さて世界中が待ち望んだであろうシリーズ最新作でありながら評判が非常に悪い「ア・グッド・デイ・トゥ・ダイ・ハード」ですが、これは確かにつまらないですね(;一_一)
 
開始10分ほどで爆破と共に始まる怒涛のカーチェイス
モスクワに遠征したマクレーンが逃げる息子を追う重装甲車に「英語を話せ!!」とそこらのロシア人から奪った一般車でタックルかます馬鹿馬鹿しくも素晴らしいアクションシーンが展開する所までは非常に良かった。
 
それなのに全てのパワーをここで使い切ったのか後は新鮮味のない派手なだけのドンパチが20分置きに繰り広げられるだけで、およそストーリーと呼べる物が存在しません。
真面目な話「アクションを繋ぐ為だけに小話が挿入されている」といった印象です。
 
しかも、このご時世にチェルノブイリだ、放射能だ、濃縮ウランだ、と空気を読まない脚本も本当に酷い。
封鎖地区に防護服もなしに剥き身で立ち入るマクレーン親子や、放射能を中和するとんでもガスまで飛び出して、世界で一番核兵器保有し唯一実戦使用した国なのにその認識の甘さには毎度の事ながら呆れるばかり。

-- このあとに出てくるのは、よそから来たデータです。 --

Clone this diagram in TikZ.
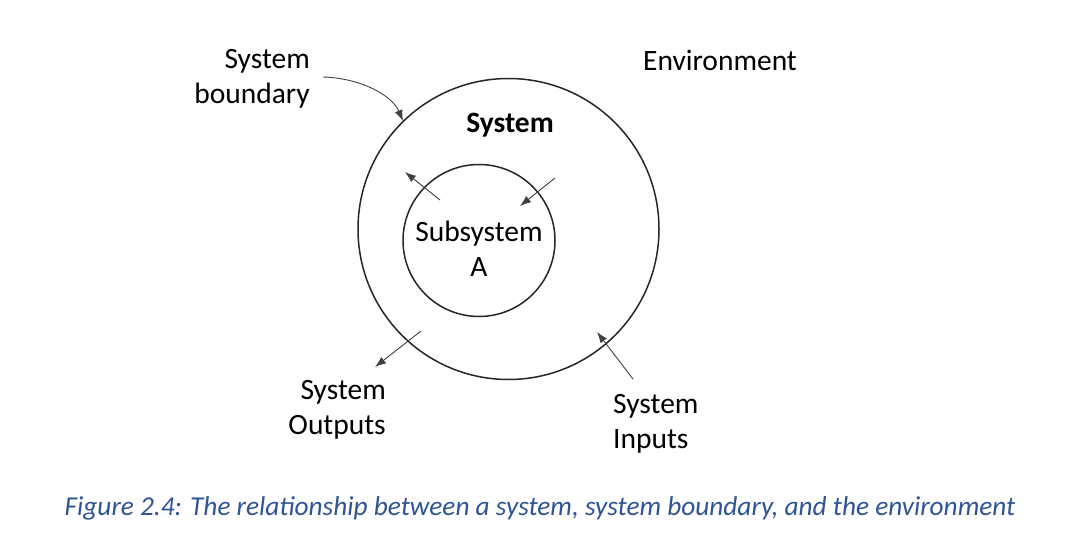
\documentclass[tikz,border=0pt]{standalone}
\usepackage{fontspec}
\setmainfont{Carlito}
\usetikzlibrary{arrows.meta}
\definecolor{capblue}{RGB}{47,84,150}
\begin{document}
\begin{tikzpicture}[x=1pt,y=-1pt,
  lbl/.style={font=\fontsize{29.5}{35}\selectfont, inner sep=0pt, align=#1},
  lbl/.default=center,
  ring/.style={draw=black!85, line width=1.5pt},
  flow/.style={draw=black!75, line width=0.9pt, -{Latex[length=11pt,width=8pt]}}]
\useasboundingbox (0,0) rectangle (1066,540);
\draw[ring] (508.5,229) circle (150.5);
\draw[ring] (479,240.5) circle (76);
\node[lbl=right, anchor=east] (sb) at (310,79) {System\\boundary};
\node[lbl] (env) at (720,60) {Environment};
\node[lbl, font=\fontsize{29.5}{35}\selectfont\bfseries] (sys) at (510,125) {System};
\node[lbl] (sub) at (479,249) {Subsystem\\A};
\node[lbl=right, anchor=east] (out) at (386,410) {System\\Outputs};
\node[lbl=left, anchor=west] (in) at (613,424) {System\\Inputs};
\node[font=\fontsize{27.3}{32}\selectfont\itshape, text=capblue, inner sep=0pt] (cap) at (540,508) {Figure 2.4: The relationship between a system, system boundary, and the environment};
\coordinate (b0) at (323,77); \coordinate (b1) at (403,121);
\coordinate (a0) at (440,200); \coordinate (a1) at (405,172);
\coordinate (c0) at (555,178); \coordinate (c1) at (520,206);
\coordinate (o0) at (421,331); \coordinate (o1) at (375,367);
\coordinate (i0) at (633,379); \coordinate (i1) at (597,332);
\draw[flow] (b0) .. controls (360,78) and (392,95) .. (b1);
\draw[flow] (a0) -- (a1);
\draw[flow] (c0) -- (c1);
\draw[flow] (o0) -- (o1);
\draw[flow] (i0) -- (i1);
\end{tikzpicture}
\end{document}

私は娯楽は娯楽と割り切れるタイプですが福島の原発事故以降こういった脚本を何の配慮もなく上げてくる米国人の能天気さは正直言って笑えません。
 
アクション映画の醍醐味であるはずの敵勢力も、その目的やキャラ付けが貧乏な家のカルピスくらい薄く、倒してもカタルシスの欠片も感じない。
ラストなんてヘリのローターで悪党の親玉を人肉ミンチにしたら、怒った仲間が増援も呼ばず特攻を仕掛けて自滅するという失笑展開に開いた口が塞がりません。
 
そもそもこの映画、父マクレーンがセガールばりに無敵でハラハラ感皆無。
ハインドを有するほどの敵組織が気付けばロクな装備もないマクレーン親子に1人残らずサクッと皆殺しにされる始末。
何百発も撃ち込まれた銃弾は体を避けて飛び、高層ビルから落ちても脱臼すらしない。
「ハリウッド映画の主人公なんてそんなもんだ」
と言われればそれまでですが、今までは満身創痍で勝つギリギリ感が確かにあった。
 
しかも事件に巻き込まれるシリーズ伝統のプロットも息子を助ける為にマクレーンが自ら進んで巻き込まれに行くため破綻しており、恒例の「ぼやき」もすっかりなりを潜めハッキリ言ってダイ・ハードである必然性を全く感じません。
 
父と息子がタッグを組んでいるも関わらずバディムービーとして『3』や『4.0』に遠く及ばず、親子の描写にしても前作でのルーシー(娘)との一件の方がよっぽど充実していた。
ダイ・ハード好きをアピールして監督の座を勝ち取ったレン・ワイズマンが作り上げた『ダイハード4.0』がシリーズの流れを踏襲した娯楽大作だったのに対し、本作はブルース・ウィリスが出演しているだけの
「どこにでもあるただのアクション映画」
といった感じで本当にガッカリしました。